Opinión

España, el país de los «superpuentes»

Nos hemos convertido en un país con una enorme burocracia y un montón de gente cobrando de los presupuestos

Europa es la zona más rica del mundo, pero también una sociedad en decadencia. A estas alturas creo que nadie puede dudar de nuestra irrelevancia en la política internacional. Como sucede siempre que se produce una decadencia seguimos viviendo de las glorias del pasado. No hay más que ver dónde está realmente el dinero en el mundo y qué países son influyentes. A pesar de ello, seguimos siendo bravucones y no hay más que ver las declaraciones grandilocuentes de los líderes europeos o el patético papel que realiza Pepe Borrell como «ministrillo» de Asuntos Exteriores de la UE con el pomposo nombre de Alto Comisario. Lo único alto, por supuesto, es el sueldo que cobran tanto él como sus colegas. En el terreno empresarial cada vez somos menos competitivos y más dependientes, aunque hay que reconocer que nos hemos convertido en un agradable y reconfortante parque de atracciones cultural, comercial y gastronómico. Un buen número de las empresas cotizadas están en manos de sus ejecutivos, que erróneamente llamamos empresarios, y que están a las órdenes de los fondos de inversión. Es cierto que en algunas, pocas, las familias fundadoras siguen teniendo una mayor o menor presencia.

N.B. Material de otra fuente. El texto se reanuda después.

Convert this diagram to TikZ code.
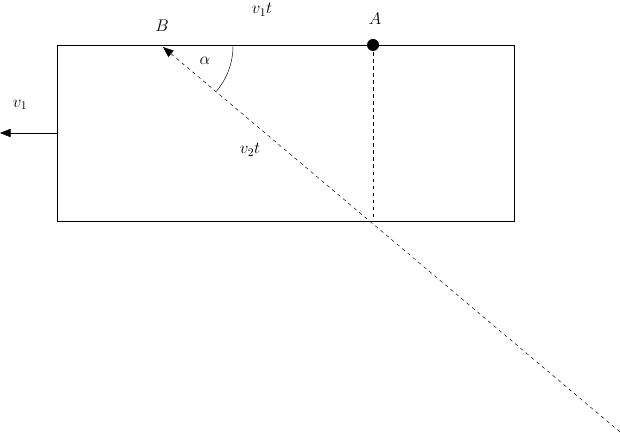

El caso español siempre me ha resultado más sangrante, porque nos hemos convertido en un país con una enorme burocracia, un montón de gente cobrando de los presupuestos, un mercado laboral poco competitivo y una economía con graves problemas estructurales. A pesar de ello, somos el país de los «superpuentes». No me refiero a las obras que construyen con gran pericia los ingenieros de caminos, sino al fervor que tenemos por enlazar fiestas. No entro, de momento, en esa pintoresca corriente que defiende que trabajemos menos horas y días. Ahora quieren cuatro a la semana, aunque en cualquier momento reivindicarán que es mejor tres. Es verdad que los antiguos romanos nos superan, de momento, y casi todos los días del año estaban dedicados a algún dios y a su consiguiente fiesta. Los políticos empleaban su fortuna comprando al pueblo con estas celebraciones y conseguían así avanzar en su cursus honorum. Lo mismo hicieron los emperadores para complacer a la plebe. Al final, los bárbaros acabaron con un imperio que se había vuelto débil y complaciente.